Friday, July 8, 2011

The day I met my kids

Two years ago today, I met my children for the very first time. Billy and I met them at a local play ground along with their foster mom. The kids had no idea that we were their potential parents. I remember Fuller running up to us asking if we were his foster mom's friends. I had to walk away for a moment because I started crying. He was so beautiful and charming and it was possibility that one day he would be my little boy!

Shyne was too busy playing to slow down long enough to talk to some old folks like us. He blasted past us saying "I run fast!" Seriously, that is the first thing he ever said to us!

Zippy grabbed my camera and wouldn't give it back. We had a gentle tug of war going on over it. She won and bolted off running as fast as she could but then tripped and fell down dropping my camera and scraping her knee. Billy has always said from that first night that "the little one, now she is the one that will be a handful." He hit the nail on the head with that one because she has more personality than I have ever seen in a little one that age. Oh and boy does she have him wrapped! Yep, bonfide "Daddy's girl."

What an amazing 730 days it has been! I feel like I have known and loved them forever!

Thursday, July 7, 2011

"The Call"

This is copied from last year's blog post except I changed it to reflect that we got "the call" two years ago.

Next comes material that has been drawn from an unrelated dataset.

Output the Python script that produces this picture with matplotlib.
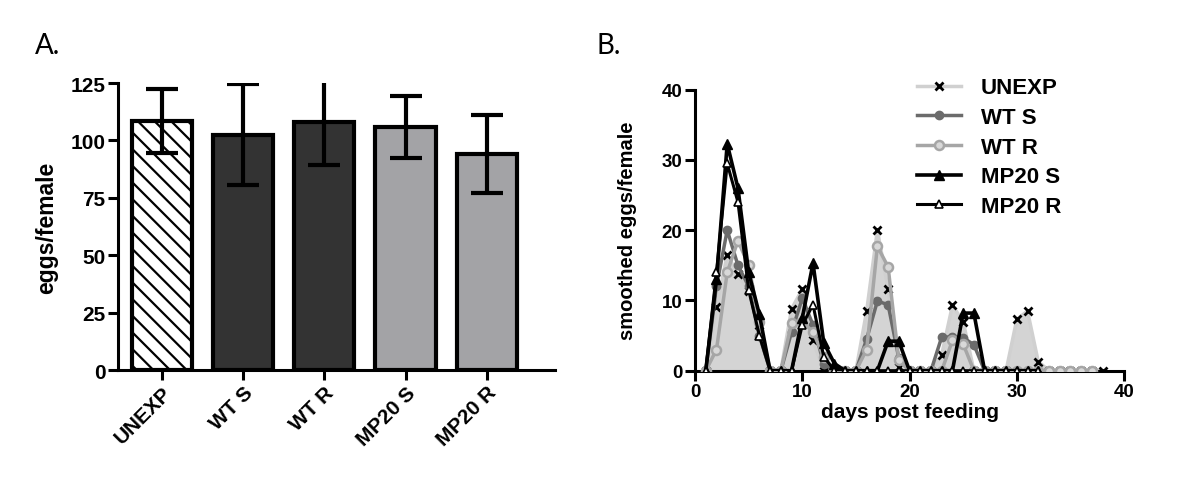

Two years ago on Thursday, July 2nd, my world was spinning. I had been laid off from my job the day before. While I still had 2 more months to work, I quickly decided that I needed to start drumming up some business with my side gig, real estate. There was a new listing in our neighborhood and I had a prospective buyer. So I lined up a showing later that day. While showing the house, my phone rang and I looked down to discover that it was Department of Family and Children's Services. Great, they were probably calling to tell us we needed to do one more training class! I hit "ignore." That call could wait. Then they immediately called back a second time. I hit "ignore" once again. Then DFCS called back immediately for a 3rd time! The buyer told me that it was ok to take the phone call as he sensed it was obviously urgent. I blurt out that we were trying to adopt and that I was pretty sure that I was getting "the call." We were wrapping things up anyway and I wanted to talk when I had a little more privacy. We said our farewells and I jumped in the car immediately and called DFCS back.

They had a sibling group of three they wanted to discuss with us. Yep, I just knew it would be three. Billy was already scared silly that we were approved for up to three kids but was going to freak out when I told him we got "the call" about three kids! See, they could have called us about one child or a duo. So immediately, it was kind of hard to get over the moon excited because I was so scared that I would vetoed by Billy (not that I have ever really gotten vetoed by him but this was a HUGOMONGO life decision for us and we both needed to be on board). When I told Billy that the call was about three kids, he was pretty much like "3?" Not like, three? But more like THREE while the blood drained from his face! Being the trooper that he is, he agreed to go along to the DFCS meeting with an open mind and heart.

DFCS shared the kids ages with me: 2, 4 and 6 years old. They told it was two boys and one girl. I was told that there were really no "issues" with them and of course, I knew there were THREE of them! Independence Day fell on Saturday so a lot of people were celebrating and on July 3rd so their office was closed. Our case worker did not work Mondays so we made an appointment to come in and look at their case file on Tuesday, July 7th. Just my luck, I would have to wait over a long holiday weekend. I didn't know why they had come into state custody, their race, if the boys or girl was the oldest, etc. Goodness, I should have asked more questions! Being the pessimist that I am, I kept telling myself that it probably wouldn't be a "match" so that made it much easier to get through the next few days.